At the moment when French and German composers sought new challenges in chamber music and opera, the Russians took to the symphonic forms with the gusto of pioneers, claiming its most brilliant effects as their own and adding new life to the conventions of orchestration. Nowhere is the Russian musical renaissance more apparent than in the epic Symphonic Suite, Op. 35 of Rimsky-Korsakov, known as Scheherazade. Named after the narrator/protagonist of the Arabian Nights, the piece reenacts musically this compelling legend of the concubine who averted a death sentence by telling a seemingly endless series of stories to her captor the Sultan.

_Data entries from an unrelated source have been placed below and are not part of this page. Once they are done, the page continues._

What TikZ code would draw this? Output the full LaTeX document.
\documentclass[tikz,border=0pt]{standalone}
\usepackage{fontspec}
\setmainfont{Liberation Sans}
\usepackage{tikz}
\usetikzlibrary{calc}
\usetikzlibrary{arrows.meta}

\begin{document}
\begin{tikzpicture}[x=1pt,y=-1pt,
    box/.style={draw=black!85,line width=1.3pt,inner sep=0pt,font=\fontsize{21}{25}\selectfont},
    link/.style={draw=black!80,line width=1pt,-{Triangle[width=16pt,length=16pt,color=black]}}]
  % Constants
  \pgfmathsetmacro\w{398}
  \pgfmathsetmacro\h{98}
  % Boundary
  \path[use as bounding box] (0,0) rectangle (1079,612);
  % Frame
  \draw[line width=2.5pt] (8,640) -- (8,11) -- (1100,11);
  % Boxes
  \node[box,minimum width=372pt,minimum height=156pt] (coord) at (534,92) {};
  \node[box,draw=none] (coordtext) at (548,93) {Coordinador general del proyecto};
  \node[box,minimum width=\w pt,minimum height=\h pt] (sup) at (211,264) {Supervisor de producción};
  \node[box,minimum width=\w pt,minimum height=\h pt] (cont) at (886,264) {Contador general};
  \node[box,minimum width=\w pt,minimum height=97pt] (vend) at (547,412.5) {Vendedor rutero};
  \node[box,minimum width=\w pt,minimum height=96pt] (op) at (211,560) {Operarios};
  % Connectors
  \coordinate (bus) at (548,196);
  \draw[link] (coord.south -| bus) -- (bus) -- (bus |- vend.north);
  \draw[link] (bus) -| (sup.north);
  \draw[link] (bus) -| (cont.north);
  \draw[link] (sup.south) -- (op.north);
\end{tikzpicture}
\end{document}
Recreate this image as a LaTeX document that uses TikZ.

For Rimsky-Korsakov, who wrote the Scheherazade in a period of nationalist Orientalism, it represented the dialectic of freedom offered by orchestral composition within the strict conventions of the imperial Russian bureaucracy. Concertmaster Caroline Campbell was thrilling as Scheherazade, and the orchestra answered her with an equally electrifying rendition of the Sultan’s ominous sonic presence. Can it be mere coincidence that this suite, the best known work by the founder of Russia’s symphonic tradition, describes the desperate measures taken by the individual artist in the face of a totalitarian dictator’s death trap?

Sergio Tiempo has the athletic grace and sheer pianistic speed required by Tchaikovsky’s Piano Concerto No. 1 in B-flat Minor, Op. 23, and his performance with the Symphony on that piece made a very satisfying companion to the orchestra’s independent exploration of Scheherazade’s arabesques. Tchaikovsky’s Concerto No. 1 is one of the best known works in the repertoire. Its opening is unforgettable—even if the composer appears to have himself forgotten it by choosing not to repeat its theme in the rest of the work. In the movements that follow, Tchaikovsky yokes some impressively difficult passages for the soloist to a sequence of brilliantly developed themes that offer opportunities for the clarinet, flute, and oboe. Maestro Nir Kabaretti, resplendent in the shiniest tuxedo I’ve ever seen, did a fabulous job of keeping the whole thing moving along to a majestically fitting climax.